Все экспедиции, наверное, начинаются одинаково. Позднее мне приходилось участвовать в геологической и археологической партиях. У топографов начало было похожим. Много праздничной суеты, хлопот. Тусклые полевые погоны вдруг преображают офицеров; у них исчезает подпрыгивающая походка, потому что на ногах уже не сапоги, а мягкие ичиги. Плац в топоотряде пустеет. Озабоченные солдаты увязывают вещмешки, упаковывают продовольствие, чистят лошадей, лоснящихся нагулянным за зиму жиром. И в канун отправления отряда целая часть города, словно старинный посад перед уходом воинов, дымит кухнями, гремит ведрами у колодезных рам – готовит проводы, потому что уходят свои, кровные, родные, уходят на лишения; но как уходят – с гиком, в горьковатой веселости. И «Прощание славянки» на последнем построении медными трубами разрывает сердца горожан, и город как будто немеет.
Питухин уходил из города кротким и тихим. Однажды я подсмотрел в его дневнике: «Уходить из Свободного тяжело, будто из родимого дома. А в городе все так же будет дымить хлебозавод, разнося вокруг теплые запахи опары. Но идти надо – снова и снова, чтобы не зарастала тропа, проложенная не нами; увы, мы идем по проторенным тропам, но и то честь: идти вторым». Питухин осознавал себя наследником Роборовского, Потанина, Берга, но не декларировал этого. Он был так же одержим в поиске, он был так же неутомим в походах, хотя фронтовые ранения и профессиональные болезни все серьезнее осложняли его бытие. Он воспитывал свой интеллект, постигал культуру за домашним столом, и любимым изречением у него было: «После хлеба образование является первой необходимостью человека». Он знал, конечно, что офицеры – участники знаменитых и незнаменитых экспедиций в дебри Центральной Азии или в Полесье – воспитывались на Плутархе, Шекспире, Гёте. Они частенько не догадывались о противоречиях, раздиравших уклад Российской империи. Но, прозревая для себя в 14 декабря гибельный пример, они уходили – не убегали ли? – в дальние пределы и страны. Строки поэта как нельзя лучше передавали их немудрящую философию и жизненный идеал:
Домик с зелеными ставнями,
Снова согрей и прими.
Грежу забытыми, давними,
Близкими сердцу людьми.
Но каким исполином рядом с этими прекрасными, но камерными строками жил стих, громкоголосо читанный Питухиным тогда, в дальнем пятьдесят втором году:
– Сволочи! – Я бросаю слово в грязную одиночку, И ненависть лавой в груди моей клокочет, – стих о Греции. В Греции было тогда плохо.

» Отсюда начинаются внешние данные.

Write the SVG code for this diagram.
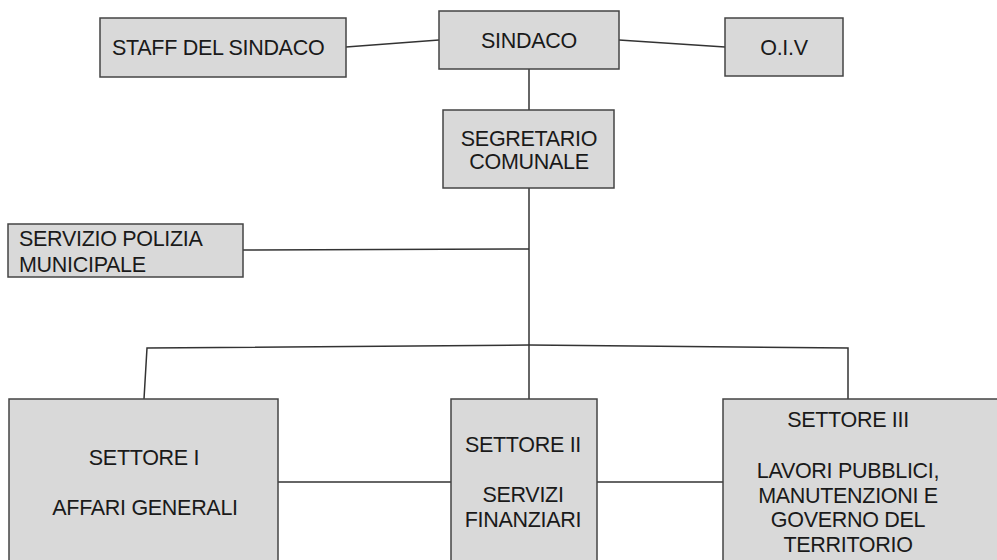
<svg xmlns="http://www.w3.org/2000/svg" width="997" height="560" viewBox="0 0 997 560">
<style>
.box{fill:#d9d9d9;stroke:#444;stroke-width:1.5}
.t{font-family:"Liberation Sans",Arial,sans-serif;font-size:21.5px;letter-spacing:-0.3px;fill:#1a1a1a}
.c{text-anchor:middle}
.ln{stroke:#333;stroke-width:1.5;fill:none}
</style>
<rect width="997" height="560" fill="#fff"/>
<g id="connectors">
<path class="ln" d="M346 47 L439 40"/>
<path class="ln" d="M619 40 L725 47"/>
<path class="ln" d="M529 69 L529 110"/>
<path class="ln" d="M529 188 L529 399"/>
<path class="ln" d="M243 250 L529 249"/>
<path class="ln" d="M144 399 L147 348 L529 345 L848 348 L848 399"/>
<path class="ln" d="M278 482 L451 482"/>
<path class="ln" d="M597 482 L723 482"/>
</g>
<g id="staff">
<rect class="box" x="100" y="18" width="246" height="59"/>
<text class="t" x="112" y="55">STAFF DEL SINDACO</text>
</g>
<g id="sindaco">
<rect class="box" x="439" y="11" width="180" height="58"/>
<text class="t c" x="529" y="48">SINDACO</text>
</g>
<g id="oiv">
<rect class="box" x="725" y="18" width="118" height="58"/>
<text class="t c" x="784" y="55">O.I.V</text>
</g>
<g id="segretario">
<rect class="box" x="443" y="110" width="171" height="78"/>
<text class="t c" x="529" y="146">SEGRETARIO</text>
<text class="t c" x="529" y="169">COMUNALE</text>
</g>
<g id="polizia">
<rect class="box" x="8" y="224" width="235" height="53"/>
<text class="t" x="19" y="246">SERVIZIO POLIZIA</text>
<text class="t" x="19" y="272">MUNICIPALE</text>
</g>
<g id="settore1">
<rect class="box" x="9" y="399" width="269" height="180"/>
<text class="t c" x="144" y="465">SETTORE I</text>
<text class="t c" x="145" y="515">AFFARI GENERALI</text>
</g>
<g id="settore2">
<rect class="box" x="451" y="399" width="146" height="180"/>
<text class="t c" x="523" y="452">SETTORE II</text>
<text class="t c" x="523" y="502">SERVIZI</text>
<text class="t c" x="523" y="527">FINANZIARI</text>
</g>
<g id="settore3">
<rect class="box" x="723" y="399" width="300" height="180"/>
<text class="t c" x="848" y="427">SETTORE III</text>
<text class="t c" x="848" y="478">LAVORI PUBBLICI,</text>
<text class="t c" x="848" y="503">MANUTENZIONI E</text>
<text class="t c" x="848" y="527">GOVERNO DEL</text>
<text class="t c" x="848" y="552">TERRITORIO</text>
</g>
</svg>
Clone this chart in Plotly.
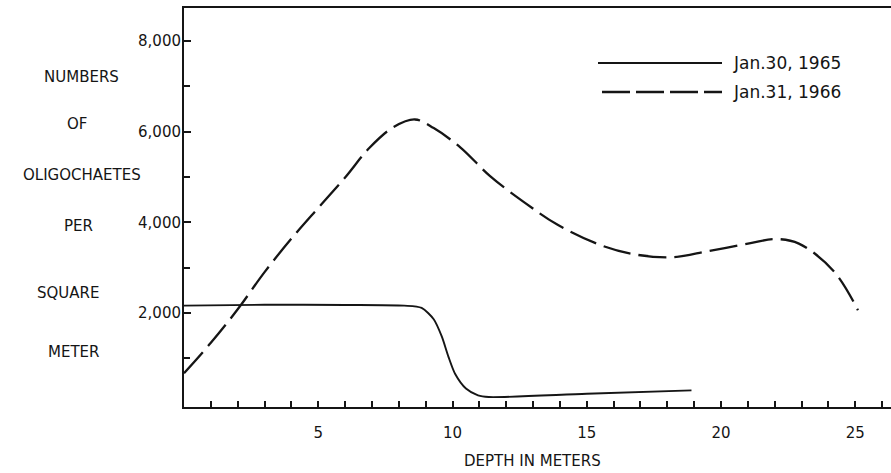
import plotly.graph_objects as go

# Oligochaete density profiles along the depth transect
depth_1965 = [0, 3, 6, 8.2, 8.85, 9.3, 9.6, 9.85, 10.1, 10.5, 10.95, 11.35, 15, 18.9]
count_1965 = [2160, 2180, 2175, 2160, 2110, 1860, 1480, 1030, 650, 330, 180, 143, 215, 291]

depth_1966 = [0, 1, 2, 3, 4, 5, 6, 6.9, 7.8, 8.6, 9.3, 10.3, 11.4, 12.7, 13.9,
              15.5, 16.8, 18.2, 19.5, 21.1, 22.0, 22.9, 24.2, 25.1]
count_1966 = [670, 1340, 2080, 2900, 3640, 4320, 4990, 5640, 6100, 6270, 6080, 5650,
              5020, 4430, 3950, 3500, 3290, 3230, 3360, 3540, 3630, 3530, 2920, 2060]

series_labels = ["Jan.30, 1965", "Jan.31, 1966"]
y_tick_vals = [2000, 4000, 6000, 8000]
y_tick_text = ["2,000", "4,000", "6,000", "8,000"]
y_minor_vals = [1000, 3000, 5000, 7000]
x_tick_vals = [5, 10, 15, 20, 25]
y_title_lines = ["NUMBERS", "OF", "OLIGOCHAETES", "PER", "SQUARE", "METER"]
x_title = "DEPTH IN METERS"

INK = "#151515"
FONT = "DejaVu Sans"

W, H = 891, 473
L, R, T, B = 184, 0, 8, 66
PW, PH = W - L - R, H - T - B


def px_x(p):
    return (p - L) / PW


def px_y(p):
    return (H - B - p) / PH


fig = go.Figure()
fig.add_trace(go.Scatter(
    x=depth_1965, y=count_1965, mode="lines", name=series_labels[0],
    line=dict(color=INK, width=1.9, shape="spline", smoothing=0.75),
    showlegend=False,
))
fig.add_trace(go.Scatter(
    x=depth_1966, y=count_1966, mode="lines", name=series_labels[1],
    line=dict(color=INK, width=2.3, shape="spline", smoothing=1.0, dash="28px,8px"),
    showlegend=False,
))

# hand-drawn style key
key_rows = [(63, "solid", 598), (92, "28px,6px", 602)]
for (ky, dash, kx0), label in zip(key_rows, series_labels):
    fig.add_shape(type="line", xref="paper", yref="paper",
                  x0=px_x(kx0), x1=px_x(722), y0=px_y(ky), y1=px_y(ky),
                  line=dict(color=INK, width=1.9 if dash == "solid" else 2.3, dash=dash))
    fig.add_annotation(xref="paper", yref="paper", x=px_x(731), y=px_y(ky),
                       text=label, showarrow=False, xanchor="left", yanchor="middle",
                       font=dict(family=FONT, size=17, color=INK))

# stacked y-axis caption
title_pos = [(81, 77), (77, 124), (82, 175), (78, 226), (68, 293), (73, 352)]
for (cx, cy), word in zip(title_pos, y_title_lines):
    fig.add_annotation(xref="paper", yref="paper", x=px_x(cx), y=px_y(cy),
                       text=word, showarrow=False, xanchor="center", yanchor="middle",
                       font=dict(family=FONT, size=15, color=INK))

fig.add_annotation(xref="paper", yref="paper", x=px_x(532), y=px_y(461),
                   text=x_title, showarrow=False, xanchor="center", yanchor="middle",
                   font=dict(family=FONT, size=15, color=INK))

fig.update_layout(
    width=W, height=H,
    margin=dict(l=L, r=R, t=T, b=B, pad=0),
    paper_bgcolor="white", plot_bgcolor="white",
    font=dict(family=FONT, color=INK),
    showlegend=False,
)
fig.update_xaxes(
    range=[0, PW / 26.85], showgrid=False, zeroline=False,
    showline=True, linecolor=INK, linewidth=2, mirror=True,
    tickmode="array", tickvals=x_tick_vals, ticktext=[str(v) for v in x_tick_vals],
    ticks="inside", ticklen=6, tickwidth=1.5, tickcolor=INK,
    minor=dict(tick0=0, dtick=1, ticks="inside", ticklen=6, tickwidth=1.5, tickcolor=INK),
    tickfont=dict(family=FONT, size=15, color=INK), ticklabelstandoff=11,
)
fig.update_yaxes(
    range=[-77, -77 + PH / 45.3 * 1000], showgrid=False, zeroline=False,
    showline=True, linecolor=INK, linewidth=2,
    tickmode="array", tickvals=y_tick_vals, ticktext=y_tick_text,
    ticks="inside", ticklen=7, tickwidth=1.5, tickcolor=INK,
    minor=dict(tickvals=y_minor_vals, ticks="inside", ticklen=6, tickwidth=1.5, tickcolor=INK),
    tickfont=dict(family=FONT, size=15, color=INK), ticklabelstandoff=-2,
)

fig.write_html("out.html")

Казарменный режим душил мысль, поэзию, науку. И в запредельной России неведомый лейтенант читал этот стих, ненавидя тиранию, как ненавидит ее афинянин. Но за Грецией – вставала Россия, уставшая в безмолвии мертвых зон от Камчатки до Балтики. И доброе поморское слово «сволочи» в устах лейтенанта Питухина вдруг становилось острым.